5. Em abril de 2020, o Supremo Tribunal Federal (STF) julgará a constitucionalidade da Lei 12.734 de 2012, que alterou critérios para a distribuição de royalties e receitas obtidas pela exploração do petróleo entre União, estados e municípios. Se perder a ação, o governo estadual perderá, em conjunto com os municípios, cerca de R$ 56 bilhões nos próximos 4 anos. Que impacto a mudança trará ao estado?

Tivemos quatro anos de crise profunda. Haverá nichos que não se recuperarão mais, empresas que não conseguirão voltar. Saindo dessa crise, se perdermos a arrecadação com os royalties nesse momento, em que esse é um dos fatores que ajuda na recuperação, vai ser muito complicado. Se esses dispositivos forem declarados constitucionais teremos uma déficit primário de R$ 6 bilhões em um ano, tomando como base a arrecadação de 2018,segundo nosso levantamento. Seria uma alteração totalmente incoerente com o que se propôs em 2017 , quando se organizou uma forma para que o estado do Rio de Janeiro pudesse sair da crise. Seria incoerente tanto a não renovação do Regime de Recuperação Fiscal, quanto “tungar” do Rio de Janeiro qualquer valor referente às receitas dos royalties.


6. Como readequar as contas públicas sem que as políticas de austeridade atinjam serviços essenciais ?

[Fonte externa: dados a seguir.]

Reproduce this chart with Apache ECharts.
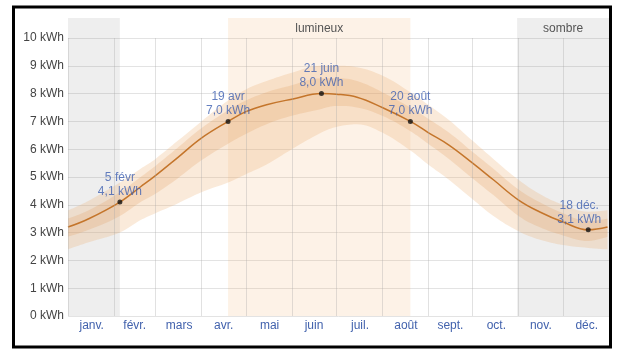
<!DOCTYPE html>
<html><head><meta charset="utf-8">
<script src="https://cdn.jsdelivr.net/npm/echarts@6/dist/echarts.min.js"></script>
<style>html,body{margin:0;padding:0;background:#fff}#c{width:619px;height:349px}</style>
</head><body><div id="c"></div>
<script>
// day of year (1 = 1 janv.)
const days    = [1, 15, 36, 50, 60, 75, 91, 109, 121, 135, 152, 172, 182, 196, 213, 232, 244, 258, 274, 288, 305, 319, 335, 352, 365];
const meanVal = [3.2, 3.5, 4.1, 4.65, 5.05, 5.7, 6.4, 7.0, 7.35, 7.6, 7.8, 8.0, 7.98, 7.87, 7.5, 7.0, 6.6, 6.15, 5.5, 4.9, 4.17, 3.75, 3.38, 3.1, 3.2];
const p90     = [3.8, 4.15, 4.8, 5.3, 5.65, 6.3, 7.0, 7.75, 8.15, 8.45, 8.75, 9.0, 9.0, 8.95, 8.65, 8.05, 7.6, 7.05, 6.3, 5.65, 4.9, 4.4, 4.0, 3.75, 3.8];
const p75     = [3.5, 3.8, 4.45, 5.0, 5.4, 6.05, 6.75, 7.4, 7.75, 8.05, 8.3, 8.55, 8.55, 8.45, 8.05, 7.5, 7.1, 6.6, 5.9, 5.3, 4.55, 4.1, 3.7, 3.42, 3.5];
const p25     = [2.85, 3.1, 3.6, 4.1, 4.4, 4.95, 5.6, 6.2, 6.55, 6.9, 7.2, 7.45, 7.55, 7.5, 7.2, 6.65, 6.2, 5.65, 4.95, 4.35, 3.6, 3.2, 2.9, 2.7, 2.85];
const p10     = [2.4, 2.65, 3.0, 3.45, 3.7, 4.05, 4.45, 4.8, 5.1, 5.45, 6.0, 6.6, 6.8, 6.9, 6.6, 5.95, 5.45, 4.9, 4.2, 3.6, 3.05, 2.75, 2.55, 2.45, 2.4];

const monthStarts = [1, 32, 60, 91, 121, 152, 182, 213, 244, 274, 305, 335, 366];
const monthNames  = ['janv.', 'févr.', 'mars', 'avr.', 'mai', 'juin', 'juil.', 'août', 'sept.', 'oct.', 'nov.', 'déc.'];
const yTicks = [0, 1, 2, 3, 4, 5, 6, 7, 8, 9, 10];

const bandNames = ['', 'lumineux', 'sombre'];
const bandFrom  = [1, 109, 304];
const bandTo    = [36, 232, 366];
const bandKind  = ['dark', 'bright', 'dark'];

const hlDays   = [36, 109, 172, 232, 352];
const hlValues = [4.1, 7.0, 8.0, 7.0, 3.1];
const hlDates  = ['5 févr', '19 avr', '21 juin', '20 août', '18 déc.'];

// x axis: one category per day boundary (index 0 = 1 janv., 365 = end of year)
const dayCats = Array.from({length: 366}, (_, i) => String(i));
const X = d => d - 1;
const pts = arr => days.map((d, i) => [X(d), arr[i]]);
const diffPts = (hi, lo) => days.map((d, i) => [X(d), +(hi[i] - lo[i]).toFixed(3)]);
const midIdx = monthStarts.slice(0, 12).map((s, i) => Math.round((X(s) + X(monthStarts[i + 1])) / 2));

const chart = echarts.init(document.getElementById('c'), null, {renderer: 'canvas'});
const font = 'Liberation Sans, Arial, sans-serif';

const bandSeries = (name, stack, base, top, color, z) => [
  {name: name + 'base', type: 'line', stack, data: pts(base),
   smooth: 0.4, showSymbol: false, lineStyle: {opacity: 0}, silent: true, z},
  {name: name + 'band', type: 'line', stack, data: diffPts(top, base),
   smooth: 0.4, showSymbol: false, lineStyle: {opacity: 0}, areaStyle: {color, opacity: 1}, silent: true, z}
];

chart.setOption({
  animation: false,
  backgroundColor: '#fff',
  grid: {left: 68, right: 10, top: 18, bottom: 33},
  xAxis: {
    type: 'category', data: dayCats, boundaryGap: false,
    axisLine: {show: false}, axisTick: {show: false}, splitLine: {show: false},
    axisLabel: {
      interval: (idx) => midIdx.includes(idx),
      color: '#4262ad', fontSize: 12, fontFamily: font, margin: 4,
      formatter: (val, idx) => { const i = midIdx.indexOf(Number(val)); return i >= 0 ? monthNames[i] : ''; }
    }
  },
  yAxis: {
    type: 'value', min: 0, max: 10.72,
    axisLine: {show: false},
    axisTick: {show: false, customValues: yTicks},
    axisLabel: {customValues: yTicks, formatter: v => v + ' kWh', color: '#444', fontSize: 12, fontFamily: font, margin: 4},
    splitLine: {lineStyle: {color: '#e3e3e3', width: 1}}
  },
  series: [
    {
      name: 'helper', type: 'line', data: pts(meanVal), showSymbol: false, lineStyle: {opacity: 0}, silent: true, z: 1,
      markArea: {
        silent: true,
        data: bandNames.map((n, i) => [
          {xAxis: X(bandFrom[i]),
           itemStyle: {color: bandKind[i] === 'bright' ? 'rgba(240,165,95,0.15)' : 'rgba(120,120,120,0.13)'},
           label: {show: n !== '', position: 'insideTop', distance: 5, color: '#555', fontSize: 12, fontFamily: font, formatter: n}},
          {xAxis: X(bandTo[i])}
        ])
      },
      markLine: {
        silent: true, symbol: 'none', label: {show: false},
        lineStyle: {color: 'rgba(170,170,170,0.35)', width: 1, type: 'solid'},
        data: monthStarts.map(s => [{coord: [X(s), 0]}, {coord: [X(s), 10]}])
      }
    },
    ...bandSeries('p10-90', 'outer', p10, p90, 'rgba(236,172,112,0.26)', 2),
    ...bandSeries('p25-75', 'inner', p25, p75, 'rgba(222,148,80,0.22)', 3),
    {
      name: 'mean', type: 'line', data: pts(meanVal), smooth: 0.4, showSymbol: false, z: 4,
      lineStyle: {color: '#c4752b', width: 1.5}
    },
    {
      name: 'points', type: 'scatter', z: 5, symbolSize: 5,
      itemStyle: {color: '#111'},
      data: hlDays.map((d, i) => ({
        value: [X(d), hlValues[i]],
        label: {
          show: true, position: 'top', distance: 1, color: '#3d5fb0', fontSize: 12, fontFamily: font, lineHeight: 14,
          offset: [d > 340 ? -9 : 0, 0],
          formatter: hlDates[i] + '\n' + hlValues[i].toFixed(1).replace('.', ',') + ' kWh'
        }
      }))
    }
  ],
  graphic: [{
    type: 'rect', silent: true, z: 100,
    shape: {x: 13.5, y: 7, width: 597, height: 340},
    style: {fill: 'none', stroke: '#000', lineWidth: 3}
  }]
});
</script></body></html>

Quando nós temos responsabilidade fiscal, criamos um ambiente favorável e atraímos investimentos. Mas nada vai acontecer sem a reforma da previdência estadual. Temos uma proporção muito grande dos nossos gastos com inativos. Nós não estamos retirando, arrochando, deixando de gastar. Devemos fazer as reformas para liberar recursos. Para poder gastar de forma sustentada, precisamos ter disciplina fiscal. Você não pode gastar mais do que arrecada. Nosso levantamento mostra claramente que os estados que apresentam a maior proporção de aposentadorias de servidores com idade média de 55 anos são os que apresentam os piores resultados previdenciários. É uma questão demográfica.O Brasil não pode cometer o erro histórico de se tornar um país velho, sem enriquecer antes. Essa janela demográfica é muito importante para investimentos em educação e tecnologia para termos um ganho de produtividade. O país já está fazendo esse dever de casa com a reforma da previdência nacional. A conta hoje no Rio de Janeiro ainda não fecha e como nós mostramos
no “Rio em Números”, se não agirmos, o déficit tende a aumentar.